[А как хлеб делили? Его ножом можно было разрезать?] Коне́чно, коне́чно.
[А бывало такое, что разламывали хлеб руками?] И лома́ли. А вот на кла́дбище у нас е́си вот помира́ет человек, хле́б, булку́ бярёшь, там же ре́зать нельзя, там же лома́ешь и там ло́жишь куда́ поло́жено там…
[А почему на кладбище нельзя резать?] Ну нельзя́, говоря́т, да, только лома́ть надо, и́менно когда́ вот поко́йника хороня́т…
[А не знаете, что будет, если разрежешь ножом?] Кто́ его зна́е… кто́ его зна́е… ну и́менно вот когда́, говоря́ть, умира́ет челове́к, хоро́нят, хле́б э́тот во́т нельзя ни в ко́ем слу́чае, гърит, домо́й брать, во… потому́ что гре́х вели́кий, м… говоря́т, неуда́чу прино́сит у до́м
[…] [А как резали хлеб?
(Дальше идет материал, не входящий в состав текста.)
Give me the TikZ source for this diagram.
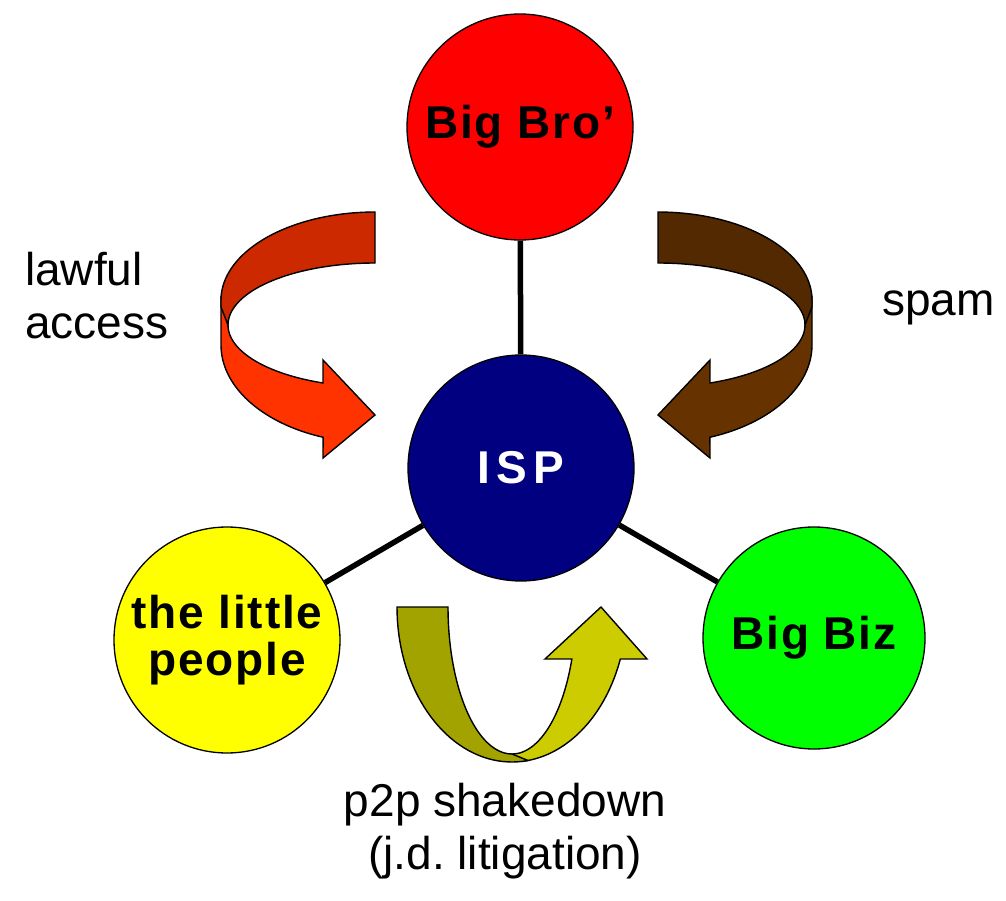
\documentclass[tikz,border=0pt]{standalone}
\usepackage{fontspec}
\setmainfont{Liberation Sans}
\frenchspacing
\newfontfamily\partyfont[LetterSpace=4]{Liberation Sans Bold}
\newfontfamily\ispfont[LetterSpace=14]{Liberation Sans Bold}
\definecolor{broRed}{RGB}{255,0,0}
\definecolor{ispBlue}{RGB}{0,0,128}
\definecolor{peopleYellow}{RGB}{255,255,0}
\definecolor{bizGreen}{RGB}{0,255,0}
\definecolor{lawDark}{RGB}{204,41,0}
\definecolor{lawLight}{RGB}{255,51,0}
\definecolor{spamDark}{RGB}{82,41,0}
\definecolor{spamLight}{RGB}{102,51,0}
\definecolor{p2pDark}{RGB}{163,163,0}
\definecolor{p2pLight}{RGB}{204,204,0}
\tikzset{
  party/.style={circle, draw=black, line width=1.3pt, minimum size=226pt, inner sep=0pt,
    font=\fontsize{46}{47}\selectfont\partyfont, align=center},
  tie/.style={line width=5.5pt, black},
  ribbon/.style={draw=black, line width=1.4pt, line join=miter},
  caption/.style={font=\fontsize{46}{53}\selectfont, inner sep=0pt}
}
% twisted ribbon arrow swinging round from the top and pointing right
\newcommand{\swingarrow}[2]{%
  \filldraw[ribbon, fill=#2] (221,300)
    -- plot[domain=180:109.7, samples=40, variable=\t] ({375+154*cos(\t)},{345+98*sin(\t)})
    -- (323,458) -- (375,415) -- (323,360)
    -- plot[domain=110.7:180, samples=40, variable=\t] ({375+147*cos(\t)},{325+62*sin(\t)})
    -- cycle;
  \filldraw[ribbon, fill=#1] (375,212)
    -- plot[domain=270:180, samples=40, variable=\t] ({375+154*cos(\t)},{300+88*sin(\t)})
    -- (221,307)
    -- plot[domain=180:270, samples=40, variable=\t] ({375+147*cos(\t)},{325+62*sin(\t)})
    -- cycle;
}
\begin{document}
\begin{tikzpicture}[x=1pt, y=-1pt]
\useasboundingbox (0,0) rectangle (1006,901);

% the four parties
\node[party, fill=broRed] (bro) at (520,127) {Big Bro’};
\node[party, fill=ispBlue, text=white, font=\fontsize{46}{46}\selectfont\ispfont] (isp) at (521,468) {ISP};
\node[party, fill=peopleYellow] (people) at (227,640) {the little\\people};
\node[party, fill=bizGreen, minimum size=222pt] (biz) at (814,638) {Big Biz};

% ties to the ISP
\draw[tie] (isp) -- (bro);
\draw[tie] (isp) -- (people);
\draw[tie] (isp) -- (biz);

% lawful access ribbon
\swingarrow{lawDark}{lawLight}
% spam ribbon (mirror image)
\begin{scope}[shift={(1033,0)}, xscale=-1]
  \swingarrow{spamDark}{spamLight}
\end{scope}

% p2p shakedown ribbon
\filldraw[ribbon, fill=p2pLight] (512,754)
  -- plot[domain=90:20.7, samples=40, variable=\t] ({512+64*cos(\t)},{607+147*sin(\t)})
  -- (545,659) -- (601,607) -- (647,659)
  -- plot[domain=19.6:85, samples=40, variable=\t] ({512+115*cos(\t)},{607+155*sin(\t)})
  -- cycle;
\filldraw[ribbon, fill=p2pDark] (448,607)
  -- plot[domain=180:82, samples=40, variable=\t] ({512+115*cos(\t)},{607+155*sin(\t)})
  -- (512,754)
  -- plot[domain=90:180, samples=40, variable=\t] ({512+64*cos(\t)},{607+147*sin(\t)})
  -- cycle;

% captions (base anchor sits on the last line)
\node[caption, anchor=base west, align=left] (lawful) at (25,338) {lawful\\access};
\node[caption, anchor=base west] (spam) at (882,315) {spam};
\node[caption, anchor=base, align=center] (p2p) at (505,869) {p2p shakedown\\(j.d. litigation)};
\end{tikzpicture}
\end{document}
Прижимали к себе?] Да я и сейч\ас прижима́ю к себе́, коне́чно…
[А как, к животу?] Ну да, вот поло́жишь и ре́жешь к се́бе.
[А когда кусочки разрезают, их потом пополам делят?] Де́лят.
[А зачем?] А отку́да я зна́ю, щас же ж мо́дно так ре́зать и ложи́ть всё хорошо́.
[А вот если хозяйка очень тонко хлеб отрезала, не называют как-нибудь эти тоненькие кусочки?] Не зна́ю, э́то я не зна́ю, у меня де́ти ре́жуть то́ненько, но я не зна́ю э́той при́хомети, как его мо́жно называ́ть, ну ре́жуть и то́ненько и то́лстенько, вся́ко, по-вся́кому.